Saturday, October 20
So, unlike other episodes, where the writers at least link the literary piece with the lives of the high school kids of Bukal, they make no excuse: they have to discuss the piece for today's episode. The kids come for rehearsals of a school play--that's it. So unlike the journey of last week's Ang Kagila-gilalas na Pakikipagsapalaran ni Juan, where the guys go on a journey to Manila looking for the poet Pete Lacaba. Now that was fun.
Thursday, October 18
Making tambay on the set is as boring as playing kickball in hell. There's nothing to do but wait around for the next shoot while the utililty guys set up. Or hang around in the OB van and watch the monitors. Hanging around with the artistas do not appeal to me on a general rule. I'm neither starstruck nor dedma, though there was this one time I was struck with fear and quivered in my pants. It was 4am and the next set up was taking too darned long. I was about to fall asleep but I didn't dare, not with "You're nothing but a second rate trying hard copycat" prowling inside the room with me, patrician nostrils flaring and high cheekbones ready to slash you to bits. "I've been wallowing in fake blood for over an hour! I can't take this anymore!" No, it wasn't the time to take a nap. I imagined getting splashed with wine, or fake blood. No, I just didn't dare sleep.
I just do not get affected by movie stars, period. I think I'm even allergic to them. The close proximity to one, upon recognition, makes me want to evacuate the place, in order not to share the same air? I don't know about you people, but you can only stand so much of AgaJoyceDiether and whoever in the space of several seconds. They're not exceptional and while everyone is reduced to near-fainting spells (Oh, Aga, he's sooo cute!), I'm like So Freaking What?
And the conversations consisted of buzzings and too much alcohol induced laughter. I must get out of there. Unlike some parties where even if there are several semi-famous or famous people, but they are people you know, care about, and can have a conversation with, last night's party can only be described with one word: showbiz.

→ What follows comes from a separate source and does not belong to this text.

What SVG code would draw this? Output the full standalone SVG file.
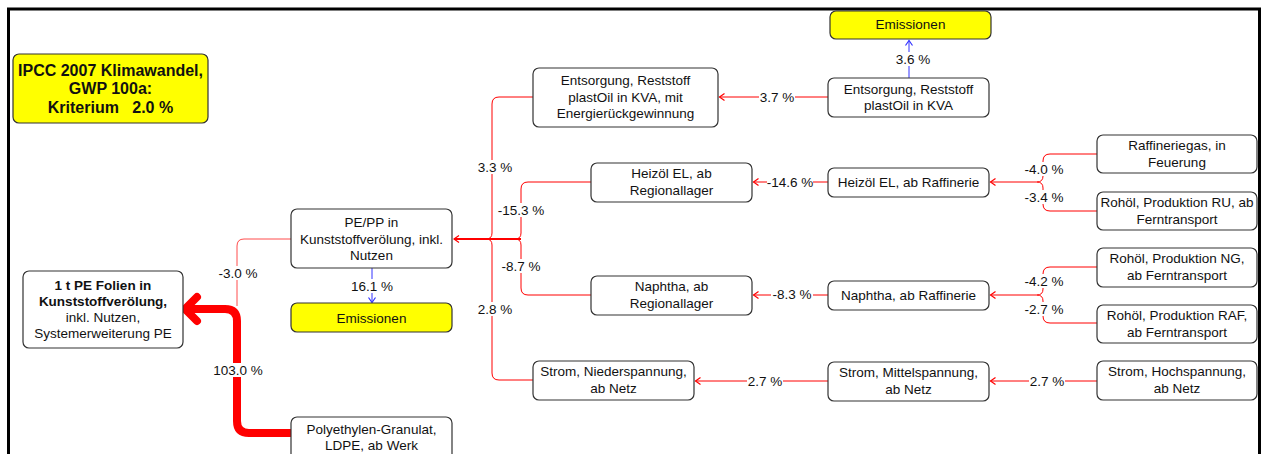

Which probably explains the plotting to get away, with or without a getaway vehicle and the designated driver.
It was past midnight when we finally hit the road, and we didn't want to bump into someone from work, or anyone else we knew, so we definitely had to get away from the Timog-Morato area. Every coffee place we went to was closed. We ended up in BigSky, which isn't bad. We had the whole couch upstairs to ourselves, and there's coffee and drinks and fabulous pita bread and onions. And perhaps because we were in a street famous for hauntings, and two of us were working on a show related with the paranormal, the conversation shifted to that.
When it was time to get back to the car we realized we parked in front of a house that seemed more than alive while it sat in the dark. "No, I'm not getting in the car first. It's on side, it's dark." And the car stereo had recently been stolen so there's no music to dispel the bad vibes, if any were lurking in the air. There was no choice but to bolt out of there, and run at top speed, with our voices far too loud for early morning conversation.
Sunday, October 14
I'm starting to feel like everything is a little bit pointless. I've seen 9 of the 11 films in the Cine Europa already, and lining up to watch has become like some form of chore. They are reasons for going out of the house, because I am bored and have nothing else to do. I sink on my seat and stare at the screen, but I'm not really there.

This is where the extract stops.